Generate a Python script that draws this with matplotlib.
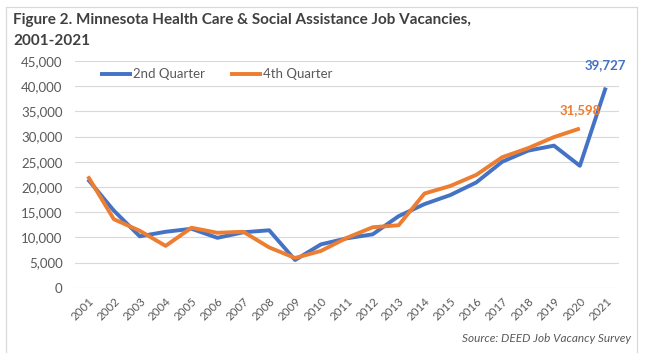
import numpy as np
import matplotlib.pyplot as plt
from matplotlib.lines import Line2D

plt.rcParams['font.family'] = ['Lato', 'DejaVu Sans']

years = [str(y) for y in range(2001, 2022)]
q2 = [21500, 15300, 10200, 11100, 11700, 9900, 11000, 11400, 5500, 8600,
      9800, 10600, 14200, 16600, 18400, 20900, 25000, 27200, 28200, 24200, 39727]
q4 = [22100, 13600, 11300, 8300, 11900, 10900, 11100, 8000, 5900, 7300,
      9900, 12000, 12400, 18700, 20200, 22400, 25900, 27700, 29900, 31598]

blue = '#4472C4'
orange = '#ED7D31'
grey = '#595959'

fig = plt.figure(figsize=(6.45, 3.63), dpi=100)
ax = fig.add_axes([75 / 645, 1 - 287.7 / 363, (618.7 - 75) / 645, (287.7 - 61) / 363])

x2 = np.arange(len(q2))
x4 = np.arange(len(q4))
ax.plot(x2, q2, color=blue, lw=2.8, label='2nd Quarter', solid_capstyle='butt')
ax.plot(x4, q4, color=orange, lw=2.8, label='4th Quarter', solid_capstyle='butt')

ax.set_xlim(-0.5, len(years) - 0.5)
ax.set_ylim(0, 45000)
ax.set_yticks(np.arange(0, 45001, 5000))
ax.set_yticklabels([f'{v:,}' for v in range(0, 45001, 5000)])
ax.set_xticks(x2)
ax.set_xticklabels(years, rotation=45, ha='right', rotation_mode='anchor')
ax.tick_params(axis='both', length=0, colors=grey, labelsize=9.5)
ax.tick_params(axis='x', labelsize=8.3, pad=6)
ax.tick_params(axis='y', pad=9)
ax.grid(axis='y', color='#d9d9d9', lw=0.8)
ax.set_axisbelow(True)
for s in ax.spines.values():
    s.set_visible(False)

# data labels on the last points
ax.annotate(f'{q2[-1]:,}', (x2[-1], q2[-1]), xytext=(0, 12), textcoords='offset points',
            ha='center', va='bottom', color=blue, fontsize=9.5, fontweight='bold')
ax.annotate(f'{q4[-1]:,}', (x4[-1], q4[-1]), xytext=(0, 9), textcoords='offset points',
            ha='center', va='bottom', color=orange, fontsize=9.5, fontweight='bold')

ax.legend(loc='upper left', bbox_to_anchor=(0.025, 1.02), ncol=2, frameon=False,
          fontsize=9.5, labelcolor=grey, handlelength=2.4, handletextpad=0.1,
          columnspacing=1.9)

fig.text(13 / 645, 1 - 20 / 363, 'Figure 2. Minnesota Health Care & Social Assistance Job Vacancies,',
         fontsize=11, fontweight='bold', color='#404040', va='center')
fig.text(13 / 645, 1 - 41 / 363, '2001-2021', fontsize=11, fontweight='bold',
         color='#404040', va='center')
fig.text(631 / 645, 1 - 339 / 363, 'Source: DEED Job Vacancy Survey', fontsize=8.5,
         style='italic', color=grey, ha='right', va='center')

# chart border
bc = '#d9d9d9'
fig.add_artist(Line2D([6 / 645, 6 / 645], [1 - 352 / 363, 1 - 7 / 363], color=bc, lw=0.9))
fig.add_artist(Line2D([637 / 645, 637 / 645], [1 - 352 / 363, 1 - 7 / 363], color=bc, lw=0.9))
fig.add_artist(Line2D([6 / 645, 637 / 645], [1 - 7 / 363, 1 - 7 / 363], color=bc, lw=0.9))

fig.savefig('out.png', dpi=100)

> Goal
Starting at the top of the listing above, reproduce each line up to and including the one with "plt.rcParams['font.family'] = ['Lato', 'DejaVu"; omit the pictures.

> Response to the exercise
Generate a Python script that draws this with matplotlib.
import numpy as np
import matplotlib.pyplot as plt
from matplotlib.lines import Line2D

plt.rcParams['font.family'] = ['Lato', 'DejaVu Sans']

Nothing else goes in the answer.